Member of the Oklahoma House of Representatives from the Oklahoma County district
- In office November 1954 – November 1960
- Preceded by: N.E. Reynolds Jr.
- Succeeded by: George C. Keyes

Personal details
- Born: c.1918 Sapulpa, Oklahoma, US
- Died: April 1, 1972 Oklahoma City, Oklahoma, US
- Party: Democratic Party
- Parent: Earl Foster (father);
- Education: University of Oklahoma; George Washington University;

= Earl Foster Jr. =

American politician

Earl Foster Jr. (c. 1918 – April 1, 1972) was an American politician who served in the Oklahoma House of Representatives representing Oklahoma County from 1954 to 1960.

==Biography==
Earl Foster Jr. was the son of Earl Foster. He attended the University of Oklahoma and George Washington University.

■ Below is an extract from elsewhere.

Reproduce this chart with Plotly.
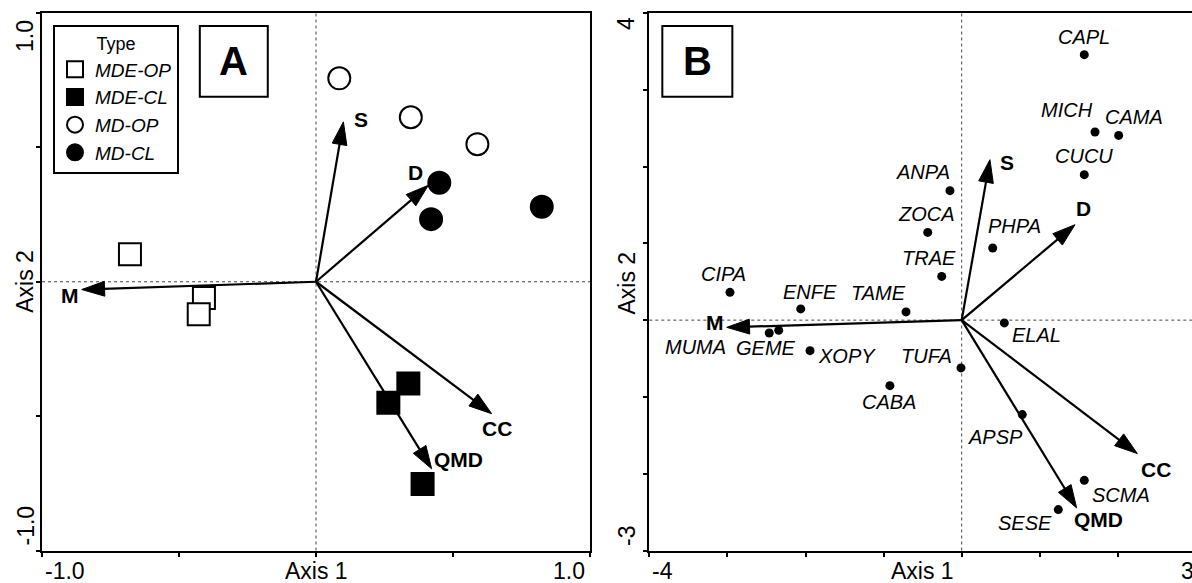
import plotly.graph_objects as go

# ---------------- Panel A data ----------------
mde_op_x = [-0.679, -0.409, -0.428]
mde_op_y = [0.102, -0.060, -0.121]
mde_cl_x = [0.337, 0.264, 0.389]
mde_cl_y = [-0.379, -0.450, -0.753]
md_op_x = [0.085, 0.346, 0.589]
md_op_y = [0.757, 0.612, 0.512]
md_cl_x = [0.450, 0.420, 0.824]
md_cl_y = [0.368, 0.233, 0.279]

vec_names = ["S", "D", "M", "CC", "QMD"]
vecA_x = [0.100, 0.410, -0.855, 0.641, 0.422]
vecA_y = [0.595, 0.359, -0.029, -0.491, -0.696]

# ---------------- Panel B data ----------------
species = ["CAPL", "MICH", "CAMA", "CUCU", "ANPA", "ZOCA", "PHPA", "TRAE", "TAME", "ELAL",
           "TUFA", "CABA", "APSP", "SCMA", "SESE", "CIPA", "ENFE", "MUMA", "GEME", "XOPY"]
spB_x = [1.570, 1.707, 2.010, 1.570, -0.150, -0.435, 0.397, -0.256, -0.713, 0.546,
         -0.009, -0.919, 0.776, 1.570, 1.237, -2.967, -2.061, -2.464, -2.343, -1.942]
spB_y = [3.457, 2.450, 2.406, 1.895, 1.686, 1.143, 0.940, 0.570, 0.107, -0.036,
         -0.622, -0.853, -1.230, -2.086, -2.467, 0.362, 0.146, -0.167, -0.133, -0.397]
vecB_x = [0.362, 1.451, -3.009, 2.249, 1.472]
vecB_y = [2.090, 1.243, -0.094, -1.738, -2.446]

A_ticks = [-1, -0.5, 0, 0.5, 1]
B_xticks = [-4, -3, -2, -1, 0, 1, 2, 3]
B_yticks = [-3, -2, -1, 0, 1, 2, 3, 4]

# ---------------- label placement (pixel offsets, layout only) ----------------
vecA_lab_off = {"S": (18, -2), "D": (-13, -13), "M": (-12, 6), "CC": (5, 15), "QMD": (27, -9)}
vecB_lab_off = {"S": (17, 3), "D": (8, -16), "M": (-12, -5), "CC": (19, 16), "QMD": (22, 12)}
spB_lab_off = {"CAPL": (0, -18), "MICH": (-28, -22), "CAMA": (15, -18), "CUCU": (0, -19),
               "ANPA": (-27, -19), "ZOCA": (-1, -18), "PHPA": (22, -22), "TRAE": (-13, -18),
               "TAME": (-28, -19), "ELAL": (32, 12), "TUFA": (-34, -12), "CABA": (-1, 16),
               "APSP": (-27, 22), "SCMA": (37, 15), "SESE": (-33, 13), "CIPA": (-6, -18),
               "ENFE": (9, -17), "MUMA": (-74, 14), "GEME": (-13, 18), "XOPY": (37, 5)}

W, H = 1192, 583
FONT = "Arial, Liberation Sans, sans-serif"


def xp(px):
    return px / W


def yp(py):
    return (H - py) / H


fig = go.Figure()

# Panel A points
marker_line = dict(color="black", width=2)
fig.add_trace(go.Scatter(x=mde_op_x, y=mde_op_y, mode="markers", name="MDE-OP",
                         marker=dict(symbol="square", size=22, color="white", line=marker_line),
                         xaxis="x", yaxis="y"))
fig.add_trace(go.Scatter(x=mde_cl_x, y=mde_cl_y, mode="markers", name="MDE-CL",
                         marker=dict(symbol="square", size=22, color="black", line=marker_line),
                         xaxis="x", yaxis="y"))
fig.add_trace(go.Scatter(x=md_op_x, y=md_op_y, mode="markers", name="MD-OP",
                         marker=dict(symbol="circle", size=22, color="white", line=marker_line),
                         xaxis="x", yaxis="y"))
fig.add_trace(go.Scatter(x=md_cl_x, y=md_cl_y, mode="markers", name="MD-CL",
                         marker=dict(symbol="circle", size=22, color="black", line=marker_line),
                         xaxis="x", yaxis="y"))


def add_vectors(vx, vy, xa, ya, offsets):
    for n, tx, ty in zip(vec_names, vx, vy):
        fig.add_trace(go.Scatter(x=[0, tx], y=[0, ty], mode="lines+markers", showlegend=False,
                                 line=dict(color="black", width=2.2),
                                 marker=dict(symbol="arrow", size=[0, 24], color="black",
                                             opacity=1, angleref="previous",
                                             line=dict(color="black", width=1)),
                                 xaxis=xa, yaxis=ya, hoverinfo="skip"))
        dx, dy = offsets[n]
        fig.add_annotation(x=tx, y=ty, xref=xa, yref=ya, text="<b>" + n + "</b>",
                           showarrow=False, xshift=dx, yshift=-dy,
                           xanchor="center", yanchor="middle",
                           font=dict(family=FONT, size=21, color="black"))


add_vectors(vecA_x, vecA_y, "x", "y", vecA_lab_off)

# Panel B species
fig.add_trace(go.Scatter(x=spB_x, y=spB_y, mode="markers", showlegend=False,
                         marker=dict(symbol="circle", size=9, color="black"),
                         xaxis="x2", yaxis="y2"))
for n, sx, sy in zip(species, spB_x, spB_y):
    dx, dy = spB_lab_off[n]
    fig.add_annotation(x=sx, y=sy, xref="x2", yref="y2", text=n, showarrow=False,
                       xshift=dx, yshift=-dy, xanchor="center", yanchor="middle",
                       font=dict(family=FONT, size=20, color="black", style="italic"))

add_vectors(vecB_x, vecB_y, "x2", "y2", vecB_lab_off)

# ---------------- axes ----------------
yd = [yp(550.5), yp(13)]
axis_common = dict(showgrid=False, zeroline=False, showline=True, linecolor="black",
                   linewidth=2, ticks="outside", ticklen=4, tickwidth=1.5, tickcolor="black",
                   showticklabels=False)
fig.update_layout(
    xaxis=dict(domain=[xp(42), xp(590)], range=[-1, 1], tickvals=A_ticks, mirror=True,
               anchor="y", **axis_common),
    yaxis=dict(domain=yd, range=[-1, 1], tickvals=A_ticks, mirror=True, anchor="x",
               **axis_common),
    xaxis2=dict(domain=[xp(649.3), 1.0], range=[-4, 2.949], tickvals=B_xticks, mirror=True,
                anchor="y2", **axis_common),
    yaxis2=dict(domain=yd, range=[-3, 4], tickvals=B_yticks, mirror=False, anchor="x2",
                **axis_common),
)

# dotted zero lines
dot = dict(color="#444", width=1, dash="dot")
for xa, ya in (("x", "y"), ("x2", "y2")):
    fig.add_shape(type="line", xref=xa, yref=ya + " domain", x0=0, x1=0, y0=0, y1=1,
                  line=dot, layer="below")
    fig.add_shape(type="line", xref=xa + " domain", yref=ya, x0=0, x1=1, y0=0, y1=0,
                  line=dot, layer="below")

# Panel letter boxes
for xa, ya, x0, x1, letter in (("x", "y", 0.288, 0.412, "A"), ("x2", "y2", 0.024, 0.153, "B")):
    fig.add_shape(type="rect", xref=xa + " domain", yref=ya + " domain", x0=x0, x1=x1,
                  y0=0.844, y1=0.976, line=dict(color="black", width=2), fillcolor="white")
    fig.add_annotation(xref=xa + " domain", yref=ya + " domain", x=(x0 + x1) / 2, y=0.91,
                       xanchor="center", yanchor="middle",
                       text="<b>" + letter + "</b>", showarrow=False,
                       font=dict(family=FONT, size=40, color="black"))

# tick labels as text
tf = dict(family=FONT, size=23, color="black")
ylab_x = 571
for txt, x, xref, anchor, shift in (("-1.0", -1, "x", "left", 1), ("Axis 1", 0, "x", "center", 0),
                                    ("1.0", 1, "x", "right", -3),
                                    ("-4", -4, "x2", "left", 1), ("Axis 1", xp(922), "paper", "center", 0),
                                    ("3", xp(1196), "paper", "right", 0)):
    fig.add_annotation(x=x, xref=xref, y=yp(ylab_x), yref="paper", text=txt, showarrow=False,
                       xanchor=anchor, yanchor="middle", xshift=shift, font=tf)

for txt, y, yref, anchor, shift, xpx in (("1.0", 1, "y", "top", -5, 25), ("Axis 2", 0, "y", "middle", 0, 25),
                                         ("-1.0", -1, "y", "bottom", 3, 25),
                                         ("4", 4, "y2", "top", -2, 626.5),
                                         ("Axis 2", yp(283), "paper", "middle", 0, 626.5),
                                         ("-3", -3, "y2", "bottom", 2, 626.5)):
    fig.add_annotation(x=xp(xpx), xref="paper", y=y, yref=yref, text=txt, showarrow=False,
                       textangle=-90, xanchor="center", yanchor=anchor, yshift=shift, font=tf)

fig.update_layout(
    width=W, height=H, margin=dict(l=0, r=0, t=0, b=0),
    paper_bgcolor="white", plot_bgcolor="white",
    showlegend=True,
    legend=dict(x=xp(53), y=yp(25), xanchor="left", yanchor="top", bgcolor="white",
                bordercolor="black", borderwidth=2,
                title=dict(text="Type", side="top center",
                           font=dict(family=FONT, size=18, color="black", style="normal")),
                font=dict(family=FONT, size=19, color="black", style="italic"),
                tracegroupgap=0, itemsizing="trace", itemwidth=30),
)

fig.write_html("out.html", config={"displayModeBar": False},
               post_script="document.body.style.margin='0px';document.body.style.overflow='hidden';")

Foster served in the Oklahoma House of Representatives as a member of the Democratic Party representing Oklahoma County from 1954 to 1960. He was preceded in office by N.E. Reynolds Jr. and succeeded in office by George C. Keyes.

From 1947 to 1949, Foster was an attorney for the Federal Power Commission and the Securities and Exchange Commission, both in Washington, D.C. He was appointed as an associate municipal judge in Oklahoma City in 1968.

Foster died in Oklahoma City on April 1, 1972, at the age of 54.